En réponse à la démolition de maisons par les autorités d’occupation, le chef de la Commission de résistance au mur et aux colonies de l’Autorité palestinienne, Muayyad Shaaban, a déclaré : « Les autorités d’occupation créent délibérément une vie instable pour plus de 400 000 Palestiniens qui vivent dans la zone C en démolissant leurs maisons, en les empêchant d’en construire de nouvelles et en classant les maisons palestiniennes comme illégales parce qu’elles sont situées dans des zones militaires ou des zones désignées comme terres de colonisation. »
Il a expliqué que l’objectif est de contraindre les familles palestiniennes à partir et à s’installer dans des zones administrées par l’Autorité palestinienne.
« Par conséquent, la [seule] alternative disponible est de vivre dans les grottes », a-t-il ajouté.

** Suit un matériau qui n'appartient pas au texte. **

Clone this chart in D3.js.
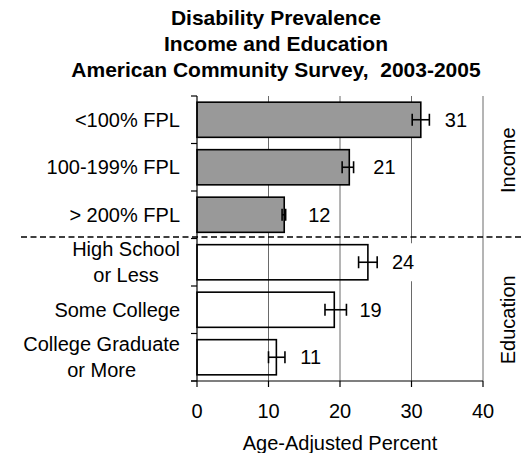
<!DOCTYPE html>
<html>
<head>
<meta charset="utf-8">
<script src="https://cdn.jsdelivr.net/npm/d3@7"></script>
<style>
  html, body { margin: 0; padding: 0; background: #fff; }
  svg { display: block; font-family: "Liberation Sans", Arial, sans-serif; }
</style>
</head>
<body>
<svg id="chart" width="521" height="453"></svg>
<script>
// ---- data ----
const titleLines = ["Disability Prevalence", "Income and Education", "American Community Survey,  2003-2005"];
const categories = ["<100% FPL", "100-199% FPL", "> 200% FPL", "High School\nor Less", "Some College", "College Graduate\nor More"];
const groups = ["Income", "Income", "Income", "Education", "Education", "Education"];
const groupNames = ["Income", "Education"];
const values = [31.3, 21.3, 12.2, 23.9, 19.2, 11.1];
const lowerCI = [30.1, 20.3, 11.9, 22.6, 17.9, 10.0];
const upperCI = [32.5, 21.9, 12.4, 25.2, 20.9, 12.3];
const valueLabels = ["31", "21", "12", "24", "19", "11"];
const xTicks = [0, 10, 20, 30, 40];
const xTitle = "Age-Adjusted Percent";

// ---- layout ----
const svg = d3.select("#chart");
const W = 521, H = 453;
const plot = { left: 197, right: 483, top: 96, bottom: 381 };

const x = d3.scaleLinear().domain([0, 40]).range([plot.left, plot.right]);
const y = d3.scaleBand().domain(categories).range([plot.top, plot.bottom])
  .paddingInner(0.26).paddingOuter(0.13);
const step = y.step();
const bandTop = c => y(c) - step * y.paddingInner() / 2;

const fillFor = { Income: "#999999", Education: "none" };
const groupLabelShift = { Income: -7, Education: 10 };

// title
svg.append("g").selectAll("text").data(titleLines).join("text")
  .attr("x", 276).attr("y", (d, i) => 25 + i * 26)
  .attr("text-anchor", "middle")
  .style("font-weight", "bold").style("font-size", "21px")
  .style("white-space", "pre")
  .text(d => d);

// gridlines
svg.append("g").selectAll("line").data(xTicks.filter(t => t > 0)).join("line")
  .attr("x1", d => x(d)).attr("x2", d => x(d))
  .attr("y1", plot.top).attr("y2", plot.bottom)
  .attr("stroke", "#6a6a6a").attr("stroke-width", 1);

// bars
const data = categories.map((c, i) => ({ c, g: groups[i], v: values[i], lo: lowerCI[i], hi: upperCI[i], lab: valueLabels[i] }));
svg.append("g").selectAll("rect").data(data).join("rect")
  .attr("x", x(0)).attr("y", d => y(d.c))
  .attr("width", d => x(d.v) - x(0)).attr("height", y.bandwidth())
  .attr("fill", d => fillFor[d.g])
  .attr("stroke", "#000").attr("stroke-width", 1.6);

// error bars
const eb = svg.append("g").attr("stroke", "#000").attr("stroke-width", 1.6);
data.forEach(d => {
  const cy = y(d.c) + y.bandwidth() / 2;
  eb.append("line").attr("x1", x(d.lo)).attr("x2", x(d.hi)).attr("y1", cy).attr("y2", cy);
  [d.lo, d.hi].forEach(v => eb.append("line").attr("x1", x(v)).attr("x2", x(v)).attr("y1", cy - 6).attr("y2", cy + 6));
});

// value labels with white boxes
const lg = svg.append("g");
data.forEach(d => {
  const cy = y(d.c) + y.bandwidth() / 2;
  const lx = Math.max(x(d.v) + 24, x(d.hi) + 13);
  const t = lg.append("text").attr("x", lx).attr("y", cy).attr("dy", "0.35em")
    .style("font-size", "20px").text(d.lab);
  const w = t.node().getComputedTextLength();
  lg.insert("rect", "text").attr("x", lx - 5).attr("y", cy - 19).attr("width", w + 10).attr("height", 38).attr("fill", "#fff");
});
lg.selectAll("text").raise();

// left axis
const ax = svg.append("g");
ax.append("line").attr("x1", plot.left).attr("x2", plot.left).attr("y1", plot.top).attr("y2", plot.bottom)
  .attr("stroke", "#000").attr("stroke-width", 1.2);
const bounds = categories.map(bandTop).concat([plot.bottom]);
ax.selectAll(".yt").data(bounds).join("line").attr("class", "yt")
  .attr("x1", plot.left - 6).attr("x2", plot.left).attr("y1", d => d).attr("y2", d => d)
  .attr("stroke", "#000").attr("stroke-width", 1.2);

// bottom axis
ax.append("line").attr("x1", plot.left - 6).attr("x2", plot.right).attr("y1", plot.bottom).attr("y2", plot.bottom)
  .attr("stroke", "#000").attr("stroke-width", 1.2);
ax.selectAll(".xt").data(xTicks).join("line").attr("class", "xt")
  .attr("x1", d => x(d)).attr("x2", d => x(d)).attr("y1", plot.bottom).attr("y2", plot.bottom + 6)
  .attr("stroke", "#000").attr("stroke-width", 1.2);
ax.selectAll(".xl").data(xTicks).join("text").attr("class", "xl")
  .attr("x", d => x(d)).attr("y", 418).attr("text-anchor", "middle")
  .style("font-size", "20px").text(d => d);
svg.append("text").attr("x", (plot.left + plot.right) / 2).attr("y", 450)
  .attr("text-anchor", "middle").style("font-size", "20px").text(xTitle);

// category labels
categories.forEach(c => {
  const lines = c.split("\n");
  const cy = y(c) + y.bandwidth() / 2;
  const g = svg.append("g");
  const ts = lines.map((l, i) => g.append("text")
    .attr("y", cy + (i - (lines.length - 1) / 2) * 26).attr("dy", "0.35em")
    .style("font-size", "20px").text(l));
  const maxW = d3.max(ts, t => t.node().getComputedTextLength());
  ts.forEach(t => t.attr("x", 180 - maxW / 2).attr("text-anchor", "middle"));
});

// dashed separator
const sepY = bandTop(categories[3]) - 1.5;
svg.append("line").attr("x1", 21).attr("x2", W).attr("y1", sepY).attr("y2", sepY)
  .attr("stroke", "#000").attr("stroke-width", 1.4).attr("stroke-dasharray", "6,3.5");

// group labels (right)
groupNames.forEach(gn => {
  const cats = categories.filter((c, i) => groups[i] === gn);
  const top = bandTop(cats[0]);
  const bot = bandTop(cats[cats.length - 1]) + step;
  const cy = (top + bot) / 2 + groupLabelShift[gn];
  svg.append("text").attr("transform", `translate(508,${cy}) rotate(-90)`)
    .attr("text-anchor", "middle").attr("dy", "0.35em")
    .style("font-size", "20px").text(gn);
});
</script>
</body>
</html>
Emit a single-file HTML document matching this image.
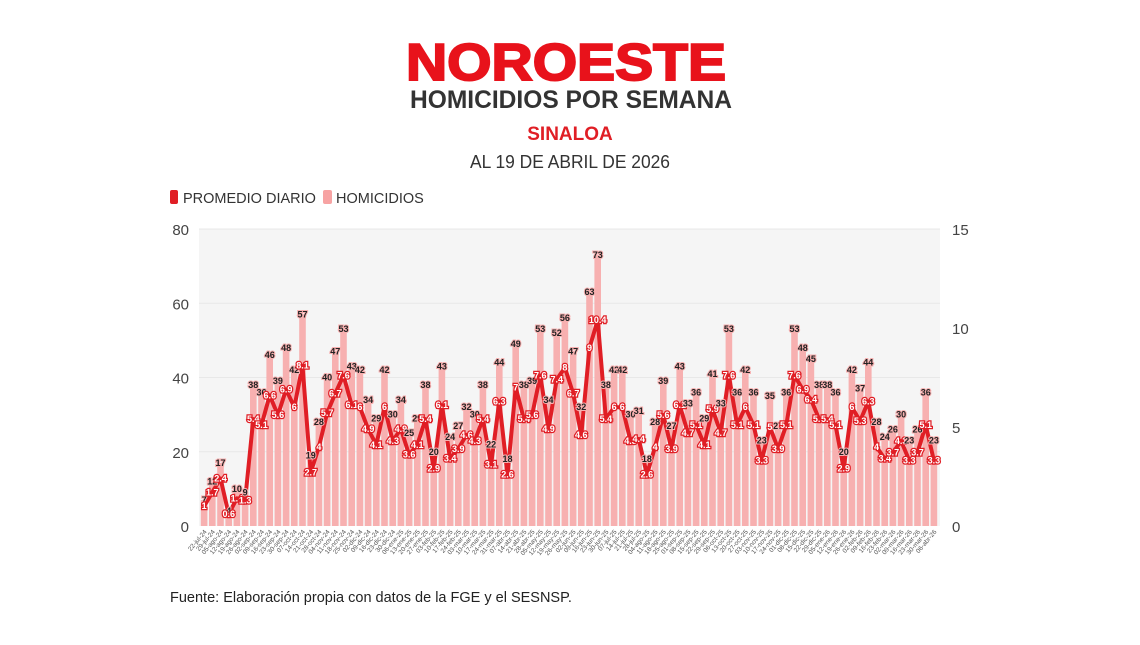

À l’heure actuelle, M. Muayyad a déclaré que la Commission travaillait sur différents moyens de rendre les grottes habitables. Par exemple, ils traitent les « murs des grottes à l’intérieur en appliquant une couche de ciment pour sceller tout interstice, les empêchant de devenir des repaires pour les serpents, et en construisant une salle de bain et une cuisine, ainsi qu’en installant des portes à l’entrée des grottes pour la protection des résidents ».
Muayyad a également mentionné que la Commission fournit aux grottes « des réservoirs d’eau et des panneaux solaires, car les autorités d’occupation empêchent ces grottes d’être reliées au réseau électrique palestinien ».